La Règle prévoit tout : elle rythme les nuits et les jours, par les offices et les prières, elle organise l’espace du monastère (le plan cistercien est reconnaissable dans les abbayes visitées de nos jours), elle définit les fonctions de ceux qui encadrent et forment, comme de ceux qui assurent l’ordre et la vie matérielle. Elle fait sa place au travail manuel comme à l’étude et à la contemplation, mais la prière domine tout.
Ambition formidable que celle des fondateurs (et des fondatrices, peu évoquées dans cet ouvrage) : faire monter à Dieu une immense prière collective de jour comme de nuit, à la chapelle comme aux champs ou à l’atelier de fabrication des livres. Autour des abbayes, les croyants et d'abord les puissants, comprennent que les moines oeuvrent à leur salut, et les soutiennent, notamment par d’énormes dons.

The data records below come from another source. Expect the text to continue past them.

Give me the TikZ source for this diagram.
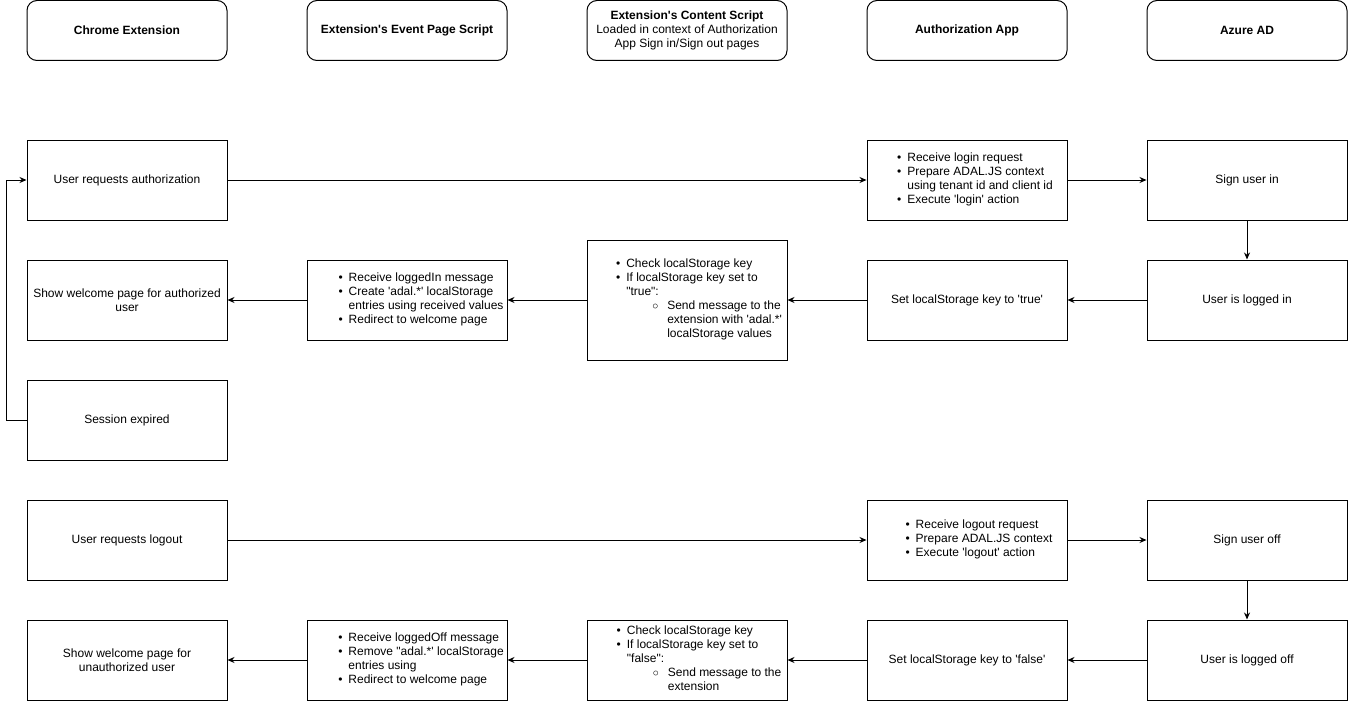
\documentclass[tikz,border=0pt]{standalone}
\usepackage{fontspec}
\setmainfont{Liberation Sans}[Ligatures=TeXOff]
\usetikzlibrary{arrows.meta}

\newcommand{\steplist}[2][20pt]{\begin{tabular}{@{\hspace{#1}}l@{\hspace{6pt}}l@{}}#2\end{tabular}}
\newcommand{\subitm}{\makebox[41pt][r]{$\circ$\hspace{9pt}}}
\newcommand{\subcont}{\hspace{41pt}}

\tikzset{
  lane/.style={draw, rounded corners=10pt, minimum width=200pt, minimum height=60pt, inner sep=0pt, align=center},
  stepbox/.style={draw, minimum width=200pt, minimum height=80pt, inner sep=0pt, align=center},
  flow/.style={-{Stealth[length=7pt,width=6pt]}},
  every node/.style={font=\fontsize{12}{14}\selectfont},
}

\begin{document}
\begin{tikzpicture}[x=1pt, y=-1pt, line width=1pt]
                \useasboundingbox (0,0) rectangle (1348,706);

                % Lanes
                \node[lane] (chrome) at (127,30.5) {\textbf{Chrome Extension}};
                \node[lane] (eventpg) at (407,30.5) {\textbf{Extension's Event Page Script}};
                \node[lane] (content) at (687,30.5) {\textbf{Extension's Content Script}\\Loaded in context of Authorization\\App Sign in/Sign out pages};
                \node[lane] (authapp) at (967,30.5) {\textbf{Authorization App}};
                \node[lane] (azure) at (1247,30.5) {\textbf{Azure AD}};

                % Login
                \node[stepbox] (req) at (127,180) {User requests authorization};
                \node[stepbox] (auth) at (967,180) {\steplist[16pt]{\textbullet & Receive login request\\
                  \textbullet & Prepare ADAL.JS context\\
                  & using tenant id and client id\\
                  \textbullet & Execute 'login' action}};
                \node[stepbox] (signin) at (1247,180) {Sign user in};
                \node[stepbox] (loggedin) at (1247,300) {User is logged in};
                \node[stepbox] (setkey) at (967,300) {Set localStorage key to 'true'};
                \node[stepbox, minimum height=120pt] (check) at (687,300) {\steplist[24pt]{\textbullet & Check localStorage key\\
                  \textbullet & If localStorage key set to\\
                  & "true":\\
                  & \subitm Send message to the\\
                  & \subcont extension with 'adal.*'\\
                  & \subcont localStorage values}};
                \node[stepbox] (recv) at (407,300) {\steplist[28pt]{\textbullet & Receive loggedIn message\\
                  \textbullet & Create 'adal.*' localStorage\\
                  & entries using received values\\
                  \textbullet & Redirect to welcome page}};
                \node[stepbox] (welcome) at (127,300) {Show welcome page for authorized\\user};
                \node[stepbox] (expired) at (127,420) {Session expired};

                % Logout
                \node[stepbox] (logout) at (127,540) {User requests logout};
                \node[stepbox] (authout) at (967,540) {\steplist[24pt]{\textbullet & Receive logout request\\
                  \textbullet & Prepare ADAL.JS context\\
                  \textbullet & Execute 'logout' action}};
                \node[stepbox] (signoff) at (1247,540) {Sign user off};
                \node[stepbox] (loggedoff) at (1247,660) {User is logged off};
                \node[stepbox] (setkeyoff) at (967,660) {Set localStorage key to 'false'};
                \node[stepbox] (checkoff) at (687,660) {\steplist[24pt]{\textbullet & Check localStorage key\\
                  \textbullet & If localStorage key set to\\
                  & "false":\\
                  & \subitm Send message to the\\
                  & \subcont extension}};
                \node[stepbox] (recvoff) at (407,660) {\steplist[28pt]{\textbullet & Receive loggedOff message\\
                  \textbullet & Remove "adal.*' localStorage\\
                  & entries using\\
                  \textbullet & Redirect to welcome page}};
                \node[stepbox] (welcomeoff) at (127,660) {Show welcome page for\\unauthorized user};

                % Arrows
                \draw[flow] (req) -- (auth);
                \draw[flow] (auth) -- (signin);
                \draw[flow] (signin) -- (loggedin);
                \draw[flow] (loggedin) -- (setkey);
                \draw[flow] (setkey) -- (check);
                \draw[flow] (check) -- (recv);
                \draw[flow] (recv) -- (welcome);
                \draw[flow] (expired.west) -- ++(-20,0) |- (req.west);

                \draw[flow] (logout) -- (authout);
                \draw[flow] (authout) -- (signoff);
                \draw[flow] (signoff) -- (loggedoff);
                \draw[flow] (loggedoff) -- (setkeyoff);
                \draw[flow] (setkeyoff) -- (checkoff);
                \draw[flow] (checkoff) -- (recvoff);
                \draw[flow] (recvoff) -- (welcomeoff);
\end{tikzpicture}
\end{document}
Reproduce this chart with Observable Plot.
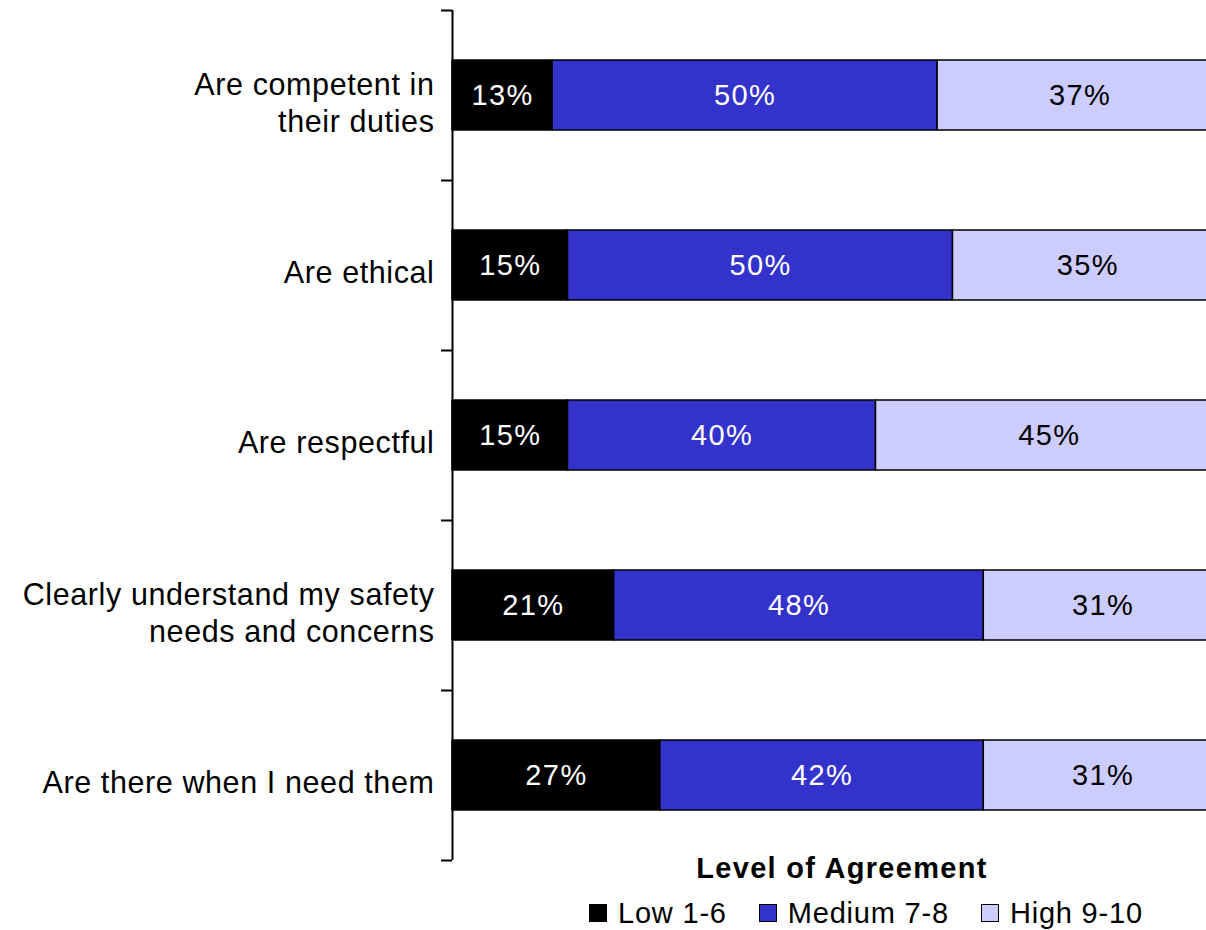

Ce livre expose cette organisation fervente de la prière. Même s’il est d’un accès un peu difficile, par sa richesse même, il est utile, comme toutes les « Vies quotidiennes ».
Une réflexion supplémentaire, venue à Cluny, la plus grande abbaye européenne : à la veille de la Révolution, il ne reste plus que 18 moines à l’abbaye. Pourquoi ce déclin ? La foi a certes reculé dans la France des XVIème au XVIIIème siècles, mais cela n’explique pas tout. Peut être le système de la commende, appliqué dès le XVIIème siècle, qui confère la responsabilité d’abbé à de jeunes gens titrés, mais sans conviction et sans rayonnement, a-t-il découragé les vocations sérieuses. Pour tenir la formidable promesse de la prière permanente, il faut un engagement de tous, que l’on retrouve dans le monachisme moderne, mais qui s’était perdu pendant plusieurs siècles.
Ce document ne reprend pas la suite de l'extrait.